== RECORDS TO USE ==

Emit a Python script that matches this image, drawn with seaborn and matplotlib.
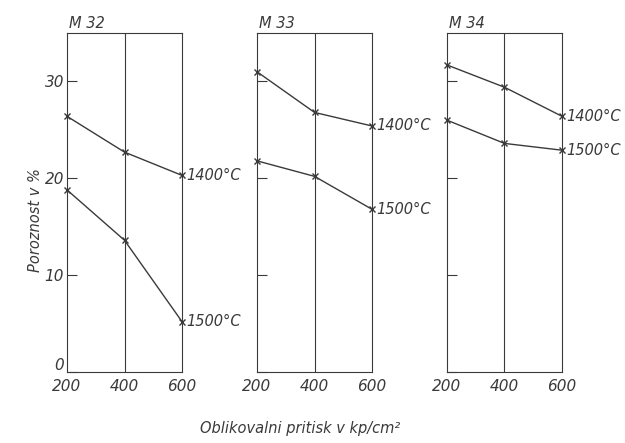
import matplotlib
matplotlib.use("Agg")
import matplotlib.pyplot as plt
import matplotlib.transforms as mtransforms
import seaborn as sns
import pandas as pd

sns.set_theme(style="white")
plt.rcParams['font.family'] = ['DejaVu Sans']

pressure = [200, 400, 600]
panels = ["M 32", "M 33", "M 34"]
temps = ["1400°C", "1500°C"]
m32_1400 = [26.4, 22.7, 20.3]
m32_1500 = [18.8, 13.6, 5.2]
m33_1400 = [31.0, 26.8, 25.4]
m33_1500 = [21.8, 20.2, 16.8]
m34_1400 = [31.7, 29.4, 26.4]
m34_1500 = [26.0, 23.6, 22.9]
yticks = [0, 10, 20, 30]

series = {
    "M 32": [m32_1400, m32_1500],
    "M 33": [m33_1400, m33_1500],
    "M 34": [m34_1400, m34_1500],
}

rows = []
for p in panels:
    for t, vals in zip(temps, series[p]):
        for x, v in zip(pressure, vals):
            rows.append({"panel": p, "temp": t, "pressure": x, "porosity": v})
df = pd.DataFrame(rows)

ink = "#3a3a3a"
fig = plt.figure(figsize=(6.25, 4.43), dpi=100)
lefts = [67 / 625, 257 / 625, 447 / 625]
bottom = (443 - 372) / 443
height = (372 - 33) / 443
width = 115 / 625

for i, (p, left) in enumerate(zip(panels, lefts)):
    ax = fig.add_axes([left, bottom, width, height])
    sub = df[df.panel == p]
    sns.lineplot(data=sub, x="pressure", y="porosity", units="temp",
                 estimator=None, color=ink, marker="x", markersize=5,
                 markeredgewidth=1.0, markeredgecolor=ink, linewidth=1.0,
                 ax=ax, legend=False, clip_on=False)
    ax.set_xlim(200, 600)
    ax.set_ylim(0, 35)
    ax.axvline(400, color=ink, linewidth=0.8)
    for sp in ax.spines.values():
        sp.set_color(ink)
        sp.set_linewidth(0.8)
    ax.set_xticks(pressure)
    ax.set_xticklabels([str(v) for v in pressure], fontstyle="italic",
                       fontsize=11, color=ink)
    ax.tick_params(axis="x", length=0, pad=5)
    ax.set_yticks(yticks)
    ax.tick_params(axis="y", direction="in", length=7, width=0.8,
                   color=ink, left=True, pad=2)
    if i == 0:
        ax.set_yticklabels([str(v) for v in yticks], fontstyle="italic",
                           fontsize=11, color=ink)
        lab0 = ax.get_yticklabels()[0]
        lab0.set_transform(lab0.get_transform() +
                           mtransforms.ScaledTranslation(0, 6 / 72, fig.dpi_scale_trans))
    else:
        ax.set_yticklabels([])
    ax.set_xlabel("")
    ax.set_ylabel("")
    ax.text(0.02, 1.005, p, transform=ax.transAxes, ha="left", va="bottom",
            fontstyle="italic", fontsize=10.5, color=ink)
    for t, vals in zip(temps, series[p]):
        ax.annotate(t, xy=(600, vals[-1]), xytext=(3, 0),
                    textcoords="offset points", ha="left", va="center",
                    fontstyle="italic", fontsize=10.5, color=ink,
                    annotation_clip=False)

fig.text(35 / 625, 1 - 220 / 443, "Poroznost v %", rotation=90,
         ha="center", va="center", fontstyle="italic", fontsize=10.5,
         color=ink)
fig.text(300 / 625, 1 - 428 / 443, "Oblikovalni pritisk v kp/cm²",
         ha="center", va="center", fontstyle="italic", fontsize=10.5,
         color=ink)

fig.savefig("out.png", dpi=100, facecolor="white")
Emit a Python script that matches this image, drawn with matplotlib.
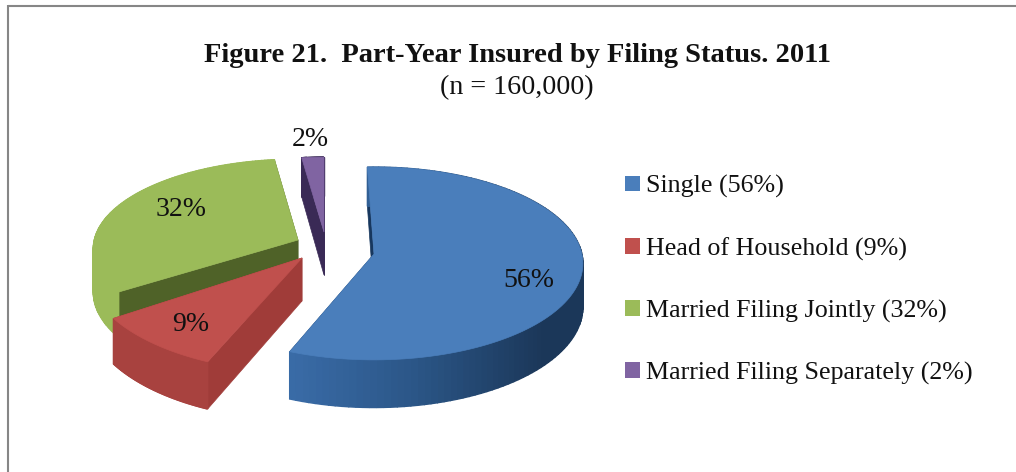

===

## TASK TO CARRY OUT
Gather each line in these records that contains the string "matplotlib".

## ANSWER BELOW
Emit a Python script that matches this image, drawn with seaborn and matplotlib.
import matplotlib
matplotlib.use("Agg")
import matplotlib.pyplot as plt
import matplotlib.transforms as mtransforms
Emit a Python script that matches this image, drawn with matplotlib.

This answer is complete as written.